Garrison information
- Occupants: Somerset Light Infantry

= Jellalabad Barracks, Taunton =

Military installation in Taunton

Jellalabad Barracks was a military installation in Taunton.

==History==
The barracks were built in the Fortress Gothic Revival Style and were completed between 1879 and 1881. Their creation took place as part of the Cardwell Reforms which encouraged the localisation of British military forces. The barracks became the depot for the two battalions of the 13th (1st Somerset) Regiment of Foot. The barracks were named after the Battle of Jellalabad in which the regiment had taken part.

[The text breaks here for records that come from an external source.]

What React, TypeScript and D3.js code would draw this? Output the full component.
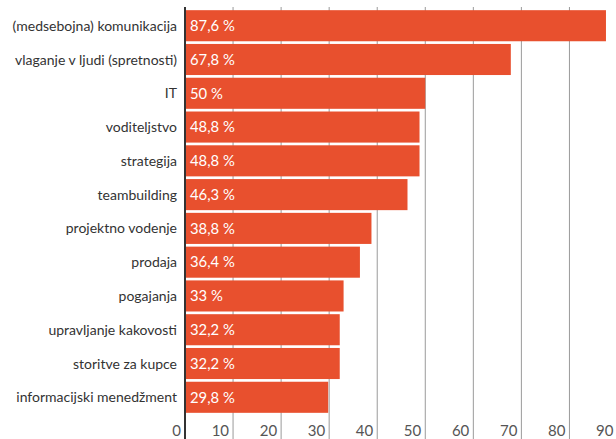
import React from "react";
import * as d3 from "d3";

const categories = [
  "(medsebojna) komunikacija",
  "vlaganje v ljudi (spretnosti)",
  "IT",
  "voditeljstvo",
  "strategija",
  "teambuilding",
  "projektno vodenje",
  "prodaja",
  "pogajanja",
  "upravljanje kakovosti",
  "storitve za kupce",
  "informacijski menedžment",
];
const values = [87.6, 67.8, 50, 48.8, 48.8, 46.3, 38.8, 36.4, 33, 32.2, 32.2, 29.8];
const valueLabels = ["87,6 %", "67,8 %", "50 %", "48,8 %", "48,8 %", "46,3 %", "38,8 %", "36,4 %", "33 %", "32,2 %", "32,2 %", "29,8 %"];
const ticks = [0, 10, 20, 30, 40, 50, 60, 70, 80, 90];

const W = 616;
const H = 439;
const FONT = "Lato, 'Open Sans', sans-serif";

export default function App() {
  const x = d3.scaleLinear().domain([0, 90]).range([185, 617.5]);
  const y = d3.scaleBand<string>().domain(categories).range([9.5, 413.5]).paddingInner(0.08).paddingOuter(0.02);
  return (
    <svg width={W} height={H} style={{ position: "absolute", left: 0, top: 0, background: "#fff" }}>
      {ticks.slice(1).map((t) => (
        <line key={t} x1={x(t)} x2={x(t)} y1={7} y2={H} stroke="#9a9a9a" strokeWidth={1} />
      ))}
      {categories.map((c, i) => (
        <g key={c}>
          <rect x={x(0)} y={y(c)!} width={x(values[i]) - x(0)} height={y.bandwidth()} fill="#E8502E" />
          <text x={x(0) + 5} y={y(c)! + y.bandwidth() / 2} dy="0.36em" fill="#fff" fontSize={14.8} fontFamily={FONT}>
            {valueLabels[i]}
          </text>
          <text x={177} y={y(c)! + y.bandwidth() / 2} dy="0.36em" fill="#333" fontSize={14} textAnchor="end" fontFamily={FONT}>
            {c}
          </text>
        </g>
      ))}
      <line x1={x(0)} x2={x(0)} y1={7} y2={H} stroke="#333" strokeWidth={2} />
      {ticks.map((t) => (
        <text key={t} x={x(t) - 4} y={436} fill="#555" fontSize={15} textAnchor="end" fontFamily={FONT}>
          {t}
        </text>
      ))}
    </svg>
  );
}
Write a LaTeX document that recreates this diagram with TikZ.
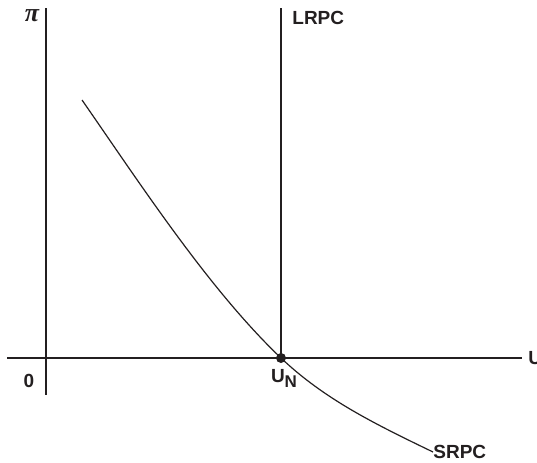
\documentclass[tikz,border=0pt]{standalone}
\usepackage{fontspec}
\setmainfont{Liberation Sans}
\newfontfamily\greekfont{Liberation Serif}
\usetikzlibrary{calc}
\definecolor{Ink}{HTML}{231F20}

\tikzset{
  axisline/.style={line width=1.2pt, Ink},
  curveline/.style={line width=0.6pt, Ink},
  lab/.style={text=Ink, inner sep=0pt, font=\fontsize{9.5}{11}\selectfont\bfseries}
}

\begin{document}
\begin{tikzpicture}[x=0.5pt, y=0.5pt]
  \useasboundingbox (0,0) rectangle (537,462);

  % ===== AXES =====
  \coordinate (origin) at (46,104);
  \draw[axisline] (46,454) -- (46,67);
  \draw[axisline] (7,104) -- (522,104);
  \node[anchor=center, text=Ink, inner sep=0pt,
        font=\fontsize{13}{14}\selectfont\greekfont\bfseries\itshape] (pi) at (32,446) {π};
  \node[lab, anchor=west] (uaxis) at (528,104) {U};
  \node[lab] (zero) at (29,81) {0};

  % ===== LRPC =====
  \coordinate (un) at (281,104);
  \draw[axisline] (281,454) -- (un);
  \node[lab, anchor=west] (lrpc) at (292,444) {LRPC};

  % ===== SRPC =====
  \node[lab, anchor=west] (srpc) at (433,10) {SRPC};
  \draw[curveline] (82,362) .. controls (139,280) and (208.5,173) .. (un)
        .. controls (324.5,62.7) and (375,38) .. (srpc.west);

  % natural rate
  \fill[Ink] (un) circle (5);
  \node[lab] (unlab) at (284,84) {U\raisebox{-0.5ex}{\fontsize{8.5}{9}\selectfont N}};

\end{tikzpicture}
\end{document}
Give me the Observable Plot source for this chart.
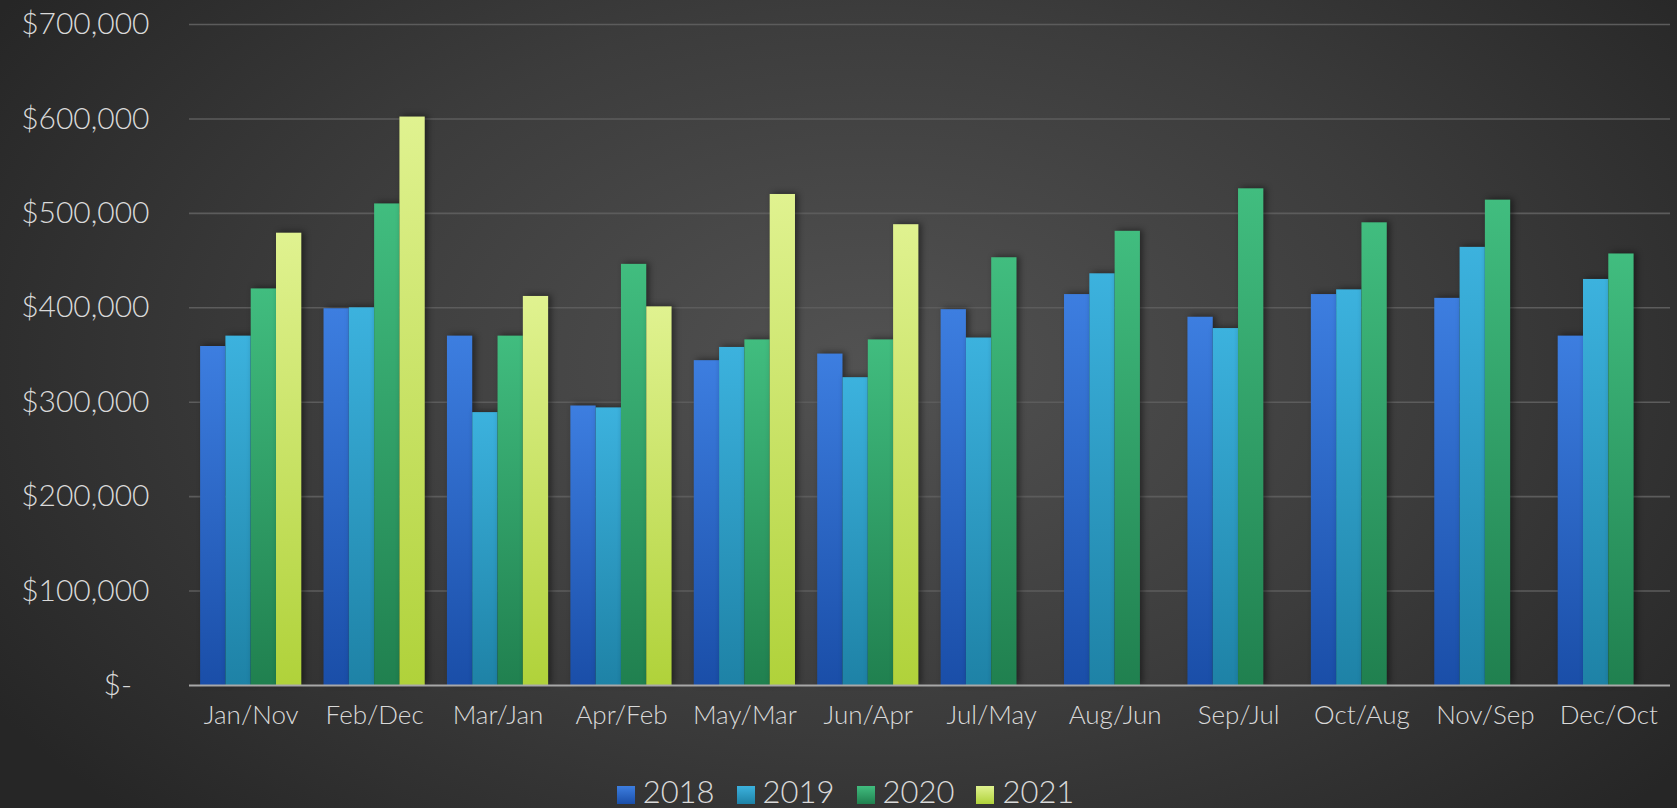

Following the Childers Reforms, the regiment evolved to become the Somerset Light Infantry with its depot in the barracks in 1881.

Many recruits enlisted at the barracks at the start of the First World War. The regiment remained at the barracks until it amalgamated with the Duke of Cornwall's Light Infantry to form the Somerset and Cornwall Light Infantry in 1959. After the Somerset and Cornwall Light Infantry moved out, the barracks were taken over by the Royal Army Pay Corps (RAPC) and became the Regimental Pay Office, Taunton. The barracks were sold for residential development in the early 1990s. Although many of the buildings were demolished in 1999, the keep still survives and is now a Grade II listed building.